* **PROVIDED DATA**:
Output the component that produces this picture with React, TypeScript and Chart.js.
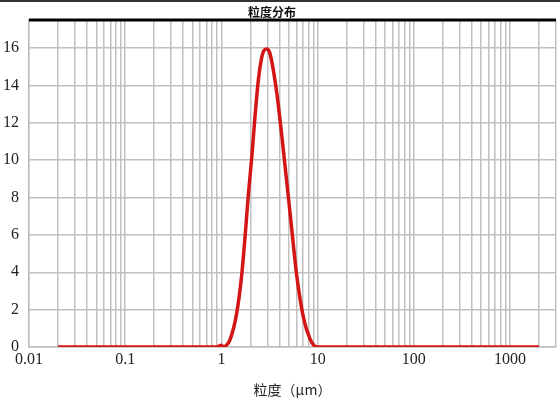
import React, { useEffect, useRef } from "react";
import { Chart, registerables } from "chart.js";

Chart.register(...registerables);

// particle size (μm) and volume (%)
const sizes = [0.02, 0.05, 0.1, 0.2, 0.5, 0.9, 1.0, 1.05, 1.1, 1.23, 1.44, 1.62, 1.76, 1.9, 2.07, 2.23, 2.42, 2.6, 2.75, 2.96, 3.15, 3.33, 3.76, 4.24, 4.78, 5.38, 6.07, 7.1, 8.3, 9.3, 10, 20, 100, 500, 1000, 2000];
const volume = [0, 0, 0, 0, 0, 0, 0.1, 0, 0.05, 0.4, 1.8, 3.8, 5.9, 8.1, 10.2, 12.3, 14.3, 15.4, 15.85, 15.95, 15.8, 15.3, 13.6, 11.3, 8.8, 6.3, 3.8, 1.6, 0.45, 0.05, 0, 0, 0, 0, 0, 0];
const yTicks = [0, 2, 4, 6, 8, 10, 12, 14, 16];
const xDecades = [0.01, 0.1, 1, 10, 100, 1000];
const xDecadeLabels = ["0.01", "0.1", "1", "10", "100", "1000"];
const titleText = "粒度分布";
const xTitle = "粒度（μm）";

const X_MIN = 0.01;
const X_MAX = 3000;
const Y_MAX = 17.5;

function buildMinorTicks(): number[] {
  const out: number[] = [];
  for (let e = -2; e <= 3; e++) {
    for (let m = 1; m <= 9; m++) {
      const v = Number((m * Math.pow(10, e)).toPrecision(6));
      if (v >= X_MIN && v <= X_MAX) out.push(v);
    }
  }
  return out;
}

const deco = {
  id: "deco",
  beforeDraw(chart: any) {
    const { ctx, width, height } = chart;
    ctx.save();
    ctx.fillStyle = "#ffffff";
    ctx.fillRect(0, 0, width, height);
    ctx.restore();
  },
  afterDraw(chart: any) {
    const { ctx, chartArea } = chart;
    ctx.save();
    // thick black top border of plot
    ctx.strokeStyle = "#000";
    ctx.lineWidth = 3;
    ctx.beginPath();
    ctx.moveTo(chartArea.left, chartArea.top);
    ctx.lineTo(chartArea.right, chartArea.top);
    ctx.stroke();
    // outer image top edge
    ctx.strokeStyle = "#333";
    ctx.lineWidth = 2;
    ctx.beginPath();
    ctx.moveTo(0, 1);
    ctx.lineTo(chart.width, 1);
    ctx.stroke();
    // title
    ctx.fillStyle = "#111";
    ctx.textAlign = "center";
    ctx.textBaseline = "middle";
    ctx.font = 'bold 12px "Noto Sans CJK SC"';
    ctx.fillText(titleText, 272, 12);
    // x title
    ctx.fillStyle = "#222";
    ctx.font = '14px "Noto Sans CJK SC"';
    ctx.fillText(xTitle, (chartArea.left + chartArea.right) / 2, 390);
    ctx.restore();
  },
};

export default function App() {
  const ref = useRef<HTMLCanvasElement | null>(null);

  useEffect(() => {
    if (!ref.current) return;
    const minor = buildMinorTicks();
    const chart = new Chart(ref.current, {
      type: "line",
      data: {
        datasets: [
          {
            data: sizes.map((s, i) => ({ x: s, y: volume[i] })),
            borderColor: "#d41515",
            borderWidth: 3.5,
            pointRadius: 0,
            cubicInterpolationMode: "monotone",
            fill: false,
          },
        ],
      },
      options: {
        animation: false,
        responsive: false,
        maintainAspectRatio: false,
        layout: { padding: { left: 0, right: 4, top: 20, bottom: 0 } },
        plugins: { legend: { display: false }, title: { display: false }, tooltip: { enabled: false } },
        scales: {
          x: {
            type: "logarithmic",
            min: X_MIN,
            max: X_MAX,
            afterBuildTicks: (scale: any) => {
              scale.ticks = minor.map((v) => ({ value: v }));
            },
            afterFit: (scale: any) => {
              scale.height = 53;
            },
            ticks: {
              autoSkip: false,
              maxRotation: 0,
              padding: 3,
              color: "#222",
              font: { family: '"Liberation Serif"', size: 16 },
              callback: (value: any) => {
                const v = Number(value);
                const idx = xDecades.findIndex((d) => Math.abs(d - v) / d < 1e-6);
                return idx >= 0 ? xDecadeLabels[idx] : "";
              },
            },
            grid: { color: "#c0c0c0", lineWidth: 1.5, drawTicks: false },
            border: { display: true, color: "#bdbdbd", width: 1.5 },
          },
          y: {
            type: "linear",
            min: 0,
            max: Y_MAX,
            afterBuildTicks: (scale: any) => {
              scale.ticks = yTicks.map((v) => ({ value: v }));
            },
            afterFit: (scale: any) => {
              scale.width = 29;
            },
            ticks: {
              padding: 10,
              color: "#222",
              font: { family: '"Liberation Serif"', size: 16 },
            },
            grid: { color: "#c0c0c0", lineWidth: 1.5, drawTicks: false },
            border: { display: true, color: "#bdbdbd", width: 1.5 },
          },
        },
      },
      plugins: [deco],
    } as any);
    return () => chart.destroy();
  }, []);

  return (
    <div style={{ position: "fixed", left: 0, top: 0, width: 560, height: 400, background: "#fff" }}>
      <canvas ref={ref} width={560} height={400} style={{ width: 560, height: 400, display: "block" }} />
    </div>
  );
}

* **TASK PROMPT**: Search the data for the word "React" and copy each line where it appears.

* **ANSWER TO THE PROBLEM**:
Output the component that produces this picture with React, TypeScript and Chart.js.
import React, { useEffect, useRef } from "react";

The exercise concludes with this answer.